À travers le monde, plusieurs équipes engagées dans la course à un vaccin contre la COVID-19 croient que l’intelligence artificielle pourrait contribuer à une percée. Le chercheur postdoctoral à l’École de médecine de l’Université Harvard, Tariq Daouda, a développé avec son équipe québécoise une plateforme interactive censée être capable de prédire des cibles prometteuses de vaccins.
« L’intelligence artificielle joue ici le rôle du télescope en astronomie, un outil augmenté qui ne remplace pas l’humain, mais nous permet de traiter des choses impossibles à l’œil nu: dans ce cas-ci, des dizaines de milliers d’épitopes, de petites séquences de protéines susceptibles d’alerter le système immunitaire », explique M Daouda.
Ces nouveaux travaux, encore préliminaires, qui ont fait l’objet d’une prépublication le 4 juin, reposent sur un algorithme développé dans la quête d’un vaccin contre le cancer et adapté à la nouvelle menace. Une piste issue des précédents travaux de doctorat du chercheur, sous l’égide du Pr Claude Perreault, de l’Institut de recherche en immunologie et cancérologie de l’Université de Montréal.
Lorsqu’une cellule est infectée par le virus, de petits morceaux de virus dégradés (des épitopes), présents à la surface de la cellule, activent la réponse du système immunitaire et sont ainsi attaqués par les anticorps – les lymphocytes T ou « soldats » de ce système.
L’algorithme va dresser une liste des épitopes (de petites séquences codantes) susceptibles de constituer des cibles pour un prochain vaccin. En théorie, grâce à un réseau neuronal artificiel appelé Codon Arrangement MAP Predictor (CAMAP), l’IA va prédire de probables candidats qu’elle a appris à reconnaître, suite à l’analyse de milliers de séquences codantes issues du génome humain.
Les épitopes varient en fonction des mutations, explique le chercheur. Avec le SRAS-Cov-1 (le virus responsable de l’épidémie de SRAS, en 2003-2004), « nos résultats montrent que CAMAP donne des notes particulièrement élevées aux épitopes validés expérimentalement ». Étant donné la grande parenté entre SRAS-CoV-1 et SRAS-CoV-2, « ces résultats sont encourageants quant à une application à SRAS-CoV-2 ».
Posséder une liste de tous les épitopes du SRAS-Cov-2 offrirait donc les cibles idéales pour la création d’un vaccin. Ce type de vaccin, à base d’épitopes, est déjà élaboré pour lutter contre l’infection du parasite responsable d’une maladie mortelle (leishmaniose viscérale) et contre certains types de cancers.
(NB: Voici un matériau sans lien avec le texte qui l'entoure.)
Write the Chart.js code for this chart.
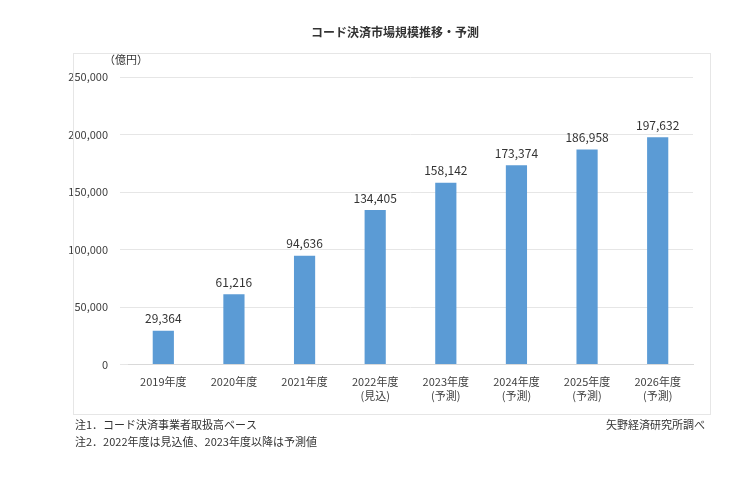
<!DOCTYPE html>
<html><head><meta charset="utf-8">
<script src="https://cdn.jsdelivr.net/npm/chart.js@4"></script>
<style>html,body{margin:0;background:#fff}#wrap{width:749px;height:478px}</style>
</head><body><div id="wrap"><canvas id="c"></canvas></div>
<script>
const years = ['2019年度', '2020年度', '2021年度', '2022年度', '2023年度', '2024年度', '2025年度', '2026年度'];
const subLabels = ['', '', '', '(見込)', '(予測)', '(予測)', '(予測)', '(予測)'];
const values = [29364, 61216, 94636, 134405, 158142, 173374, 186958, 197632];
const FONT = '"Noto Sans CJK JP", "Noto Sans", sans-serif';

const extras = {
    id: 'extras',
    afterDraw(chart) {
        const ctx = chart.ctx;
        ctx.save();
        ctx.fillStyle = '#333';
        ctx.textBaseline = 'middle';
        ctx.font = 'bold 12px ' + FONT;
        ctx.textAlign = 'center';
        ctx.fillText('コード決済市場規模推移・予測', 395, 32);
        ctx.font = '11px ' + FONT;
        ctx.textAlign = 'left';
        ctx.fillText('（億円）', 104, 60);
        ctx.fillText('注1．コード決済事業者取扱高ベース', 75, 425);
        ctx.fillText('注2．2022年度は見込値、2023年度以降は予測値', 75, 442);
        ctx.textAlign = 'right';
        ctx.fillText('矢野経済研究所調べ', 705, 425);
        // value labels above bars
        const meta = chart.getDatasetMeta(0);
        ctx.textAlign = 'center';
        ctx.font = '12px ' + FONT;
        meta.data.forEach((bar, i) => {
            ctx.fillText(values[i].toLocaleString('en-US'), bar.x, bar.y - 12);
        });
        ctx.strokeStyle = '#e6e6e6';
        ctx.lineWidth = 1;
        ctx.strokeRect(73.5, 53.5, 637, 361);
        ctx.restore();
    }
};

new Chart(document.getElementById('c'), {
    type: 'bar',
    data: {
        labels: years.map((y, i) => subLabels[i] ? [y, subLabels[i]] : y),
        datasets: [{
            data: values,
            backgroundColor: '#5B9BD5',
            barPercentage: 0.6,
            categoryPercentage: 0.5
        }]
    },
    plugins: [extras],
    options: {
        responsive: true,
        maintainAspectRatio: false,
        animation: false,
        layout: { padding: { left: 62, right: 56, top: 77, bottom: 73 } },
        plugins: { legend: { display: false }, tooltip: { enabled: false } },
        scales: {
            x: {
                grid: { display: false },
                border: { color: '#d9d9d9' },
                ticks: { color: '#404040', font: { size: 11, family: FONT }, maxRotation: 0 }
            },
            y: {
                min: 0, max: 250000,
                afterFit(scale) { scale.width = 66; },
                grid: { color: '#e6e6e6' },
                border: { display: false },
                ticks: {
                    stepSize: 50000, color: '#404040', padding: 12,
                    font: { size: 11, family: FONT },
                    callback: v => v.toLocaleString('en-US')
                }
            }
        }
    }
});
</script></body></html>
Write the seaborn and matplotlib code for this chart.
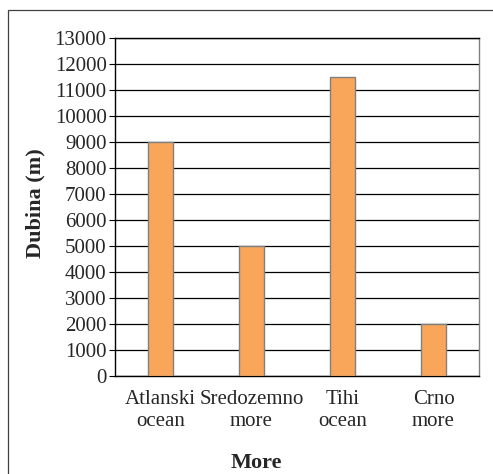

Il reste à valider ces travaux avec des patients guéris – ou plutôt leurs cellules. « Il y a différentes manières d’élaborer un vaccin: celle avec épitopes reste parmi les moins toxiques, car il est conçu avec de toutes petites séquences. Quelques mots dans un livre de 400 pages », soutient M Daouda.
Une nouvelle façon de chercher un vaccin
« Cette étude présente une nouvelle façon, assez fascinante et révolutionnaire, de conceptualiser cet antigène par le système immunitaire », commente le directeur scientifique de l’Institut du cancer de Montréal, Réjean Lapointe. « L’approche classique repose plutôt sur la recherche de morceaux de peptides dans la grande chaîne des protéines cellulaires.
Grand fan des travaux en immunologie de Claude Perreault et de son équipe, le Pr Lapointe assure qu’il va intégrer cet algorithme à ces travaux pour les contre-valider. « Nous allons ajouter cela à notre boite d’outils. Pour notre part, nous travaillons plutôt du côté biologique, à concevoir une banque de cellules humaines issues de patients convalescents de la COVID-19. Lorsque nous aurons le financement, nous pourrons alors tester les différents peptides exprimés par les trois principales protéines du coronavirus et voir quelles sont les meilleures cibles pour un vaccin », ajoute-t-il.